All Relevant Cards Are Identical

Consider:

["aa", "aa", "aa"]

Every card is the same. Compatibility requires differing in exactly one position, but identical cards differ in zero positions. A buggy solution might incorrectly pair equal cards simply because they contain x.

The implementation avoids this because the clique formula never pairs cards of the same type together.

No Card Contains x

Consider:

cards = ["bc", "cd", "de"]
x = "a"

There are no usable cards at all. The answer must be zero.

The counting phase naturally produces zero frequencies for every relevant type, and the optimization returns zero.

Large Number of "xx" Cards

Consider:

["aa", "aa", "aa", "ab", "ba"]

The "aa" cards can interact with both sides of the compatibility structure. Greedily assigning them to one side may lose optimal pairings.

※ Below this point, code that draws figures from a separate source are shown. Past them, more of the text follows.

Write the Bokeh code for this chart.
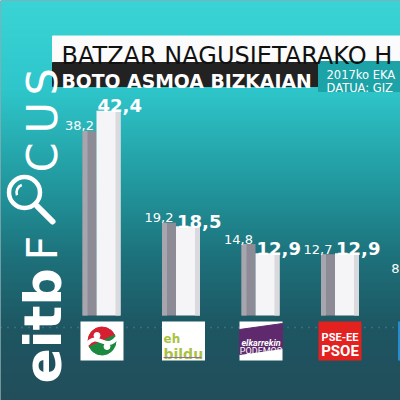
import math
import numpy as np
from bokeh.plotting import figure
from bokeh.models import Range1d
from bokeh.core.properties import value
from bokeh.embed import file_html
from bokeh.resources import INLINE

# ---- data ----
parties = ["EAJ-PNV", "EH Bildu", "Elkarrekin Podemos", "PSE-EE PSOE", "PP"]
vote_2015 = [38.2, 19.2, 14.8, 12.7, 8.7]
poll_2017 = [42.4, 18.5, 12.9, 12.9, float("nan")]
title_text = "BATZAR NAGUSIETARAKO H"
subtitle_text = "BOTO ASMOA BIZKAIAN"
note_lines = ["2017ko EKA", "DATUA: GIZ"]

# ---- layout constants ----
W = H = 400
GROUP_PX = 79.5
VAL_PX = 4.83
UX = 1 / GROUP_PX
UY = 1 / VAL_PX
PX = dict(x_range_name="px", y_range_name="px")


def fy(r):
    return 400 - r


def fmt(v):
    return "" if v != v else f"{v:.1f}".replace(".", ",")


p = figure(width=W, height=H, output_backend="svg", toolbar_location=None,
           x_range=Range1d(-101 * UX, 299 * UX), y_range=Range1d(-85 * UY, 315 * UY),
           min_border=0, x_axis_type=None, y_axis_type=None, tools="")
p.extra_x_ranges = {"px": Range1d(0, 400)}
p.extra_y_ranges = {"px": Range1d(0, 400)}
p.outline_line_color = None
p.background_fill_color = "#1e5a66"
p.border_fill_color = "#1e5a66"
p.xgrid.visible = False
p.ygrid.visible = False

# ---- background gradient ----
stops_y = [0, 90, 180, 260, 330, 400]
stops_c = [(58, 212, 214), (46, 198, 202), (34, 154, 160), (29, 112, 122), (30, 86, 98), (34, 78, 90)]
n = 400
ref_y = 400 - np.arange(n) - 0.5
img = np.zeros((n, 1), dtype=np.uint32)
view = img.view(dtype=np.uint8).reshape((n, 1, 4))
for k in range(3):
    view[:, 0, k] = np.interp(ref_y, stops_y, [c[k] for c in stops_c]).astype(np.uint8)
view[:, 0, 3] = 255
p.image_rgba(image=[img], x=0, y=0, dw=400, dh=400, **PX)

# dotted baseline row
p.line(x=[0, 400], y=[fy(327), fy(327)], line_color="#a9c4ca", line_alpha=0.45,
       line_dash="1 6", line_width=1.5, **PX)

# ---- bars ----
x = np.arange(len(parties), dtype=float)
gx = x - 12 * UX
wx = x + 7 * UX
p.vbar(x=gx, top=vote_2015, bottom=0, width=14 * UX, fill_color="#8d8c96", line_color=None)
p.vbar(x=gx - 4.5 * UX, top=vote_2015, bottom=0, width=5 * UX, fill_color="#a7a6af", line_color=None)
p.vbar(x=wx, top=poll_2017, bottom=0, width=24 * UX, fill_color="#f5f5f7", line_color=None)
p.vbar(x=wx + 9.5 * UX, top=poll_2017, bottom=0, width=5 * UX, fill_color="#d9d9de", line_color=None)

p.text(x=gx + 4.5 * UX, y=np.array(vote_2015) + 5 * UY, text=[fmt(v) for v in vote_2015],
       text_align="right", text_baseline="alphabetic", text_font=value("DejaVu Sans"),
       text_font_size="13px", text_color="white")
p.text(x=wx - 11 * UX, y=np.array(poll_2017) + 5 * UY, text=[fmt(v) for v in poll_2017],
       text_align="left", text_baseline="alphabetic", text_font=value("DejaVu Sans"),
       text_font_style="bold", text_font_size="18px", text_color="white")

# ---- party logos (category labels) ----
logo_dx = [0.5, 2.5, 0.5, 0.0, 0.0]
logo_fill = ["#ffffff", "#ffffff", "#ffffff", "#e3211f", "#1f8fd6"]
lx = x + np.array(logo_dx) * UX
p.rect(x=lx, y=fy(340.5), width=43 * UX, height=39, fill_color=logo_fill, line_color=None,
       y_range_name="px")

# PNV
c = lx[0]
p.wedge(x=[c], y=[fy(340.5)], radius=14, radius_units="screen", start_angle=math.radians(25),
        end_angle=math.radians(205), color="#d61f30", y_range_name="px")
p.wedge(x=[c], y=[fy(340.5)], radius=14, radius_units="screen", start_angle=math.radians(205),
        end_angle=math.radians(385), color="#1b8a40", y_range_name="px")
p.bezier(x0=[c - 15 * UX], y0=[fy(344)], x1=[c + 15 * UX], y1=[fy(337)],
         cx0=[c - 4 * UX], cy0=[fy(330)], cx1=[c + 4 * UX], cy1=[fy(352)],
         line_color="white", line_width=4, y_range_name="px")
p.scatter(x=[c - 5 * UX, c + 5 * UX], y=[fy(335), fy(346)], size=6, color="white",
          y_range_name="px")

# EH Bildu
c = lx[1]
p.text(x=[c - 20 * UX], y=[fy(338)], text=["eh"], text_font=value("DejaVu Sans"),
       text_font_style="bold", text_font_size="12px", text_color="#a9c23f",
       text_baseline="alphabetic", y_range_name="px")
p.text(x=[c - 20 * UX], y=[fy(353)], text=["bildu"], text_font=value("DejaVu Sans"),
       text_font_style="bold", text_font_size="14px", text_color="#a9c23f",
       text_baseline="alphabetic", y_range_name="px")
p.line(x=[c - 20 * UX, c + 18 * UX], y=[fy(357), fy(357)], line_color="#8a6fa0",
       line_width=1, y_range_name="px")

# Elkarrekin Podemos
c = lx[2]
p.patch(x=[c - 21.5 * UX, c + 21.5 * UX, c + 21.5 * UX, c - 21.5 * UX],
        y=[fy(329), fy(323), fy(348), fy(354)], color="#5e2a6d", y_range_name="px")
p.text(x=[c], y=[fy(342)], text=["elkarrekin"], text_font=value("Roboto"),
       text_font_style="bold italic", text_font_size="9px", text_color="white",
       text_align="center", text_baseline="alphabetic", y_range_name="px")
p.text(x=[c], y=[fy(350)], text=["PODEMOS"], text_font=value("Roboto"),
       text_font_size="9px", text_color="white",
       text_align="center", text_baseline="alphabetic", y_range_name="px")

# PSE-EE PSOE
c = lx[3]
p.text(x=[c], y=[fy(337)], text=["PSE-EE"], text_font=value("Roboto"),
       text_font_style="bold", text_font_size="11px", text_color="white",
       text_align="center", text_baseline="alphabetic", y_range_name="px")
p.text(x=[c], y=[fy(350)], text=["PSOE"], text_font=value("Roboto"),
       text_font_style="bold", text_font_size="15px", text_color="white",
       text_align="center", text_baseline="alphabetic", y_range_name="px")

# ---- title boxes ----
p.quad(left=52, right=400, top=fy(35.5), bottom=fy(62), color="#fbfbfb", **PX)
p.quad(left=52, right=318, top=fy(62), bottom=fy(86), color="#222222", **PX)
p.quad(left=318, right=400, top=fy(61), bottom=fy(91), color="#1ba3a7", **PX)
p.text(x=[61], y=[fy(55.5)], text=[title_text], text_font=value("DejaVu Sans"),
       text_font_size="24px", text_color="#111111", text_baseline="alphabetic", **PX)
p.text(x=[61], y=[fy(80.5)], text=[subtitle_text], text_font=value("DejaVu Sans"),
       text_font_style="bold", text_font_size="18.8px", text_color="white",
       text_baseline="alphabetic", **PX)
p.text(x=[326, 326], y=[fy(74), fy(87.5)], text=note_lines, text_font=value("DejaVu Sans"),
       text_font_size="11.5px", text_color="white", text_baseline="alphabetic", **PX)

# ---- vertical eitbFOCUS brand ----
p.text(x=[42], y=[fy(383)], text=["eitb"], angle=math.pi / 2, text_font=value("DejaVu Sans"),
       text_font_style="bold", text_font_size="52px", text_color="white",
       text_baseline="alphabetic", **PX)
p.text(x=[41], y=[fy(260)], text=["F"], angle=math.pi / 2, text_font=value("DejaVu Sans"),
       text_font_size="43px", text_color="white", text_baseline="alphabetic", **PX)
p.circle(x=[24], y=[fy(192)], radius=15.5, radius_units="screen", fill_color=None,
         line_color="white", line_width=4.5, **PX)
p.line(x=[37, 52], y=[fy(206), fy(221)], line_color="white", line_width=6,
       line_cap="round", **PX)
p.arc(x=[24], y=[fy(192)], radius=8, radius_units="screen", start_angle=math.radians(110),
      end_angle=math.radians(200), line_color="white", line_width=2.5, **PX)
p.text(x=[41, 41, 41], y=[fy(172), fy(133), fy(95)], text=["C", "U", "S"], angle=math.pi / 2,
       text_font=value("DejaVu Sans"), text_font_size="43px", text_color="white",
       text_baseline="alphabetic", **PX)

open("out.html", "w").write(file_html(p, INLINE))
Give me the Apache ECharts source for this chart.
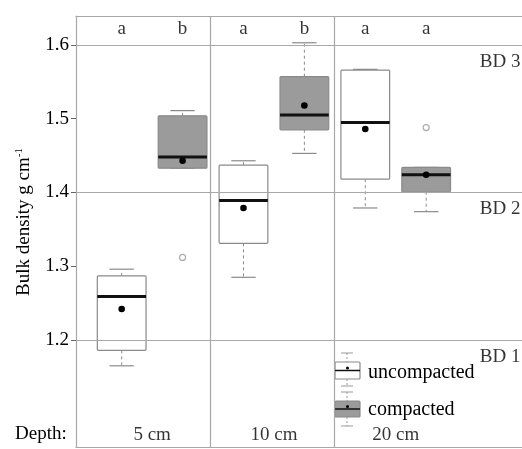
<!DOCTYPE html>
<html>
<head>
<meta charset="utf-8">
<script src="https://cdn.jsdelivr.net/npm/echarts@6/dist/echarts.min.js"></script>
<style>
  html, body { margin: 0; padding: 0; background: #fff; overflow: hidden; }
  #chart { width: 545px; height: 449px; }
</style>
</head>
<body>
<div id="chart"></div>
<script>
/* ---------- data ---------- */
const depths = ["5 cm", "10 cm", "20 cm"];
const groups = ["uncompacted", "compacted"];
// [min, q1, median, q3, max] per depth
const uncompactedBox = [
    [1.165, 1.186, 1.259, 1.287, 1.296],
    [1.285, 1.331, 1.389, 1.437, 1.443],
    [1.379, 1.418, 1.495, 1.566, 1.567],
];
const compactedBox = [
    [1.433, 1.433, 1.448, 1.504, 1.511],
    [1.453, 1.485, 1.505, 1.557, 1.603],
    [1.374, 1.401, 1.424, 1.434, 1.434],
];
const uncompactedMean = [1.242, 1.379, 1.486];
const compactedMean   = [1.443, 1.518, 1.424];
// [depth index, value]
const uncompactedOut = [];
const compactedOut   = [[0, 1.312], [2, 1.488]];
const letters  = [["a", "b"], ["a", "b"], ["a", "a"]];
const bdLines  = [1.2, 1.4, 1.6];
const bdLabels = ["BD 1", "BD 2", "BD 3"];
const yTicks   = [1.2, 1.3, 1.4, 1.5, 1.6];

/* ---------- helpers ---------- */
const FONT = "Liberation Serif";
const TXT = "#000";
const GRID_C = "#a8a8a8";
const Y_MIN = 1.0549, Y_MAX = 1.6393;
const pos = (d, g) => d * 2 + g;          // box slot on the x axis

function boxData(boxes, means, g) {
    return boxes.map((b, d) => [pos(d, g), ...b, means[d]]);
}

function renderBox(fill) {
    return function (params, api) {
        const x = api.value(0);
        const w = api.size([0.8, 0])[0];
        const cap = w / 2;
        const pMin = api.coord([x, api.value(1)]);
        const pQ1  = api.coord([x, api.value(2)]);
        const pMed = api.coord([x, api.value(3)]);
        const pQ3  = api.coord([x, api.value(4)]);
        const pMax = api.coord([x, api.value(5)]);
        const pMean = api.coord([x, api.value(6)]);
        const cx = pMed[0];
        const dash = { stroke: "#8a8a8a", lineWidth: 1, lineDash: [3, 3] };
        const solid = { stroke: "#8a8a8a", lineWidth: 1.2 };
        return {
            type: "group",
            children: [
                { type: "line", shape: { x1: cx, y1: pQ3[1], x2: cx, y2: pMax[1] }, style: dash },
                { type: "line", shape: { x1: cx, y1: pQ1[1], x2: cx, y2: pMin[1] }, style: dash },
                { type: "line", shape: { x1: cx - cap / 2, y1: pMax[1], x2: cx + cap / 2, y2: pMax[1] }, style: solid },
                { type: "line", shape: { x1: cx - cap / 2, y1: pMin[1], x2: cx + cap / 2, y2: pMin[1] }, style: solid },
                {
                    type: "rect",
                    shape: { x: cx - w / 2, y: pQ3[1], width: w, height: pQ1[1] - pQ3[1], r: 1 },
                    style: { fill: fill, stroke: "#8a8a8a", lineWidth: 1.2 },
                },
                { type: "line", shape: { x1: cx - w / 2, y1: pMed[1], x2: cx + w / 2, y2: pMed[1] },
                  style: { stroke: "#111", lineWidth: 3 } },
                { type: "circle", shape: { cx: cx, cy: pMean[1], r: 3.3 }, style: { fill: "#000" } },
            ],
        };
    };
}

/* ---------- chart ---------- */
const chart = echarts.init(document.getElementById("chart"));

const letterData = [];
letters.forEach((pair, d) => pair.forEach((l, g) => letterData.push([pos(d, g), 1.621, l])));
const depthData = depths.map((t, d) => [pos(d, 0) + 0.5, 1.0712, t]);
const bdData = bdLines.map((v, i) => [5.88, v, bdLabels[i]]);

const frameAxis = (position) => ({
    type: "value", min: -0.75, max: 6.75, position: position,
    axisLine: { show: true, onZero: false, lineStyle: { color: GRID_C, width: 1.2 } },
    axisTick: { show: false }, axisLabel: { show: false }, splitLine: { show: false },
});

const option = {
    animation: false,
    grid: { left: 76, top: 16, width: 456.75, height: 431, show: false },
    xAxis: [frameAxis("bottom"), frameAxis("top")],
    yAxis: {
        type: "value", min: Y_MIN, max: Y_MAX,
        axisLine: { show: true, onZero: false, lineStyle: { color: GRID_C, width: 1.2 } },
        axisTick: { show: true, length: 5, customValues: yTicks, lineStyle: { color: "#666" } },
        axisLabel: {
            customValues: yTicks, margin: 7,
            color: TXT, fontFamily: FONT, fontSize: 19,
            formatter: (v) => v.toFixed(1),
        },
        splitLine: { show: false },
    },
    series: [
        {
            name: "lines", type: "scatter", data: bdData, symbolSize: 0,
            label: {
                show: true, position: "right", distance: 0, offset: [0, 17],
                formatter: (p) => p.value[2],
                color: TXT, fontFamily: FONT, fontSize: 19,
            },
            markLine: {
                silent: true, symbol: "none", label: { show: false },
                lineStyle: { color: GRID_C, type: "solid", width: 1.2 },
                data: [
                    ...bdLines.map((v) => ({ yAxis: v })),
                    { xAxis: 1.45 }, { xAxis: 3.49 },
                ],
            },
            z: 1,
        },
        {
            name: groups[0], type: "custom",
            renderItem: renderBox("#ffffff"),
            data: boxData(uncompactedBox, uncompactedMean, 0),
            encode: { x: 0, y: [1, 2, 3, 4, 5, 6] },
            z: 3,
        },
        {
            name: groups[1], type: "custom",
            renderItem: renderBox("#9b9b9b"),
            data: boxData(compactedBox, compactedMean, 1),
            encode: { x: 0, y: [1, 2, 3, 4, 5, 6] },
            z: 3,
        },
        {
            name: "outliers", type: "scatter", symbol: "circle", symbolSize: 6,
            itemStyle: { color: "#fff", borderColor: "#999", borderWidth: 1.2 },
            data: [
                ...uncompactedOut.map(([d, v]) => [pos(d, 0), v]),
                ...compactedOut.map(([d, v]) => [pos(d, 1), v]),
            ],
            z: 4,
        },
        {
            name: "letters", type: "scatter", data: letterData, symbolSize: 0,
            label: {
                show: true, position: "inside", formatter: (p) => p.value[2],
                color: TXT, fontFamily: FONT, fontSize: 19,
            },
        },
        {
            name: "depths", type: "scatter", data: depthData, symbolSize: 0,
            label: {
                show: true, position: "inside", formatter: (p) => p.value[2],
                color: TXT, fontFamily: FONT, fontSize: 19,
            },
        },
    ],
    graphic: [
        {
            type: "text", left: 15, top: 425,
            style: { text: "Depth:", fill: TXT, font: `19px "${FONT}"` },
        },
        {
            type: "text", x: 24, y: 222, rotation: Math.PI / 2, originX: 0, originY: 0,
            style: {
                text: "{a|Bulk density g cm}{s|-1}", fill: TXT,
                align: "center", verticalAlign: "middle",
                rich: {
                    a: { fontFamily: FONT, fontSize: 19, fill: TXT },
                    s: { fontFamily: FONT, fontSize: 11, fill: TXT, verticalAlign: "top", padding: [0, 0, 10, 0] },
                },
            },
        },
        // legend: uncompacted
        { type: "line", shape: { x1: 341, y1: 353, x2: 353, y2: 353 }, style: { stroke: "#999", lineWidth: 1 } },
        { type: "line", shape: { x1: 347, y1: 353, x2: 347, y2: 362 }, style: { stroke: "#999", lineDash: [2, 2] } },
        { type: "rect", shape: { x: 335, y: 362, width: 25, height: 17, r: 1 }, style: { fill: "#fff", stroke: "#8a8a8a", lineWidth: 1.2 } },
        { type: "line", shape: { x1: 335, y1: 370.5, x2: 360, y2: 370.5 }, style: { stroke: "#111", lineWidth: 1.5 } },
        { type: "circle", shape: { cx: 347.5, cy: 368, r: 1.5 }, style: { fill: "#000" } },
        { type: "line", shape: { x1: 347, y1: 379, x2: 347, y2: 386 }, style: { stroke: "#999", lineDash: [2, 2] } },
        { type: "line", shape: { x1: 341, y1: 386, x2: 353, y2: 386 }, style: { stroke: "#999", lineWidth: 1 } },
        // legend: compacted
        { type: "line", shape: { x1: 341, y1: 392, x2: 353, y2: 392 }, style: { stroke: "#999", lineWidth: 1 } },
        { type: "line", shape: { x1: 347, y1: 392, x2: 347, y2: 401 }, style: { stroke: "#999", lineDash: [2, 2] } },
        { type: "rect", shape: { x: 335, y: 401, width: 25, height: 16, r: 1 }, style: { fill: "#9b9b9b", stroke: "#8a8a8a", lineWidth: 1.2 } },
        { type: "line", shape: { x1: 335, y1: 409, x2: 360, y2: 409 }, style: { stroke: "#111", lineWidth: 1.5 } },
        { type: "circle", shape: { cx: 347.5, cy: 406.5, r: 1.5 }, style: { fill: "#000" } },
        { type: "line", shape: { x1: 347, y1: 417, x2: 347, y2: 426 }, style: { stroke: "#999", lineDash: [2, 2] } },
        { type: "line", shape: { x1: 341, y1: 426, x2: 353, y2: 426 }, style: { stroke: "#999", lineWidth: 1 } },
        {
            type: "text", left: 368, top: 363,
            style: { text: groups[0], fill: TXT, font: `20px "${FONT}"` },
        },
        {
            type: "text", left: 368, top: 400,
            style: { text: groups[1], fill: TXT, font: `20px "${FONT}"` },
        },
    ],
};

chart.setOption(option);
window.addEventListener("resize", () => chart.resize());
</script>
</body>
</html>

The solution explicitly models how many "xx" cards remain after cross-group usage and optimizes over all structurally distinct possibilities, guaranteeing the maximum score.

One Dominant Card Type

Consider:

["ab", "ab", "ab", "ab", "ac"]

Although there are five cards, only one pair can be formed because compatible pairs must involve different card types.

The clique formula correctly captures this limitation through the term:

$$(S+r)-\max(M,r)$$

which prevents overcounting when one type dominates the frequency distribution.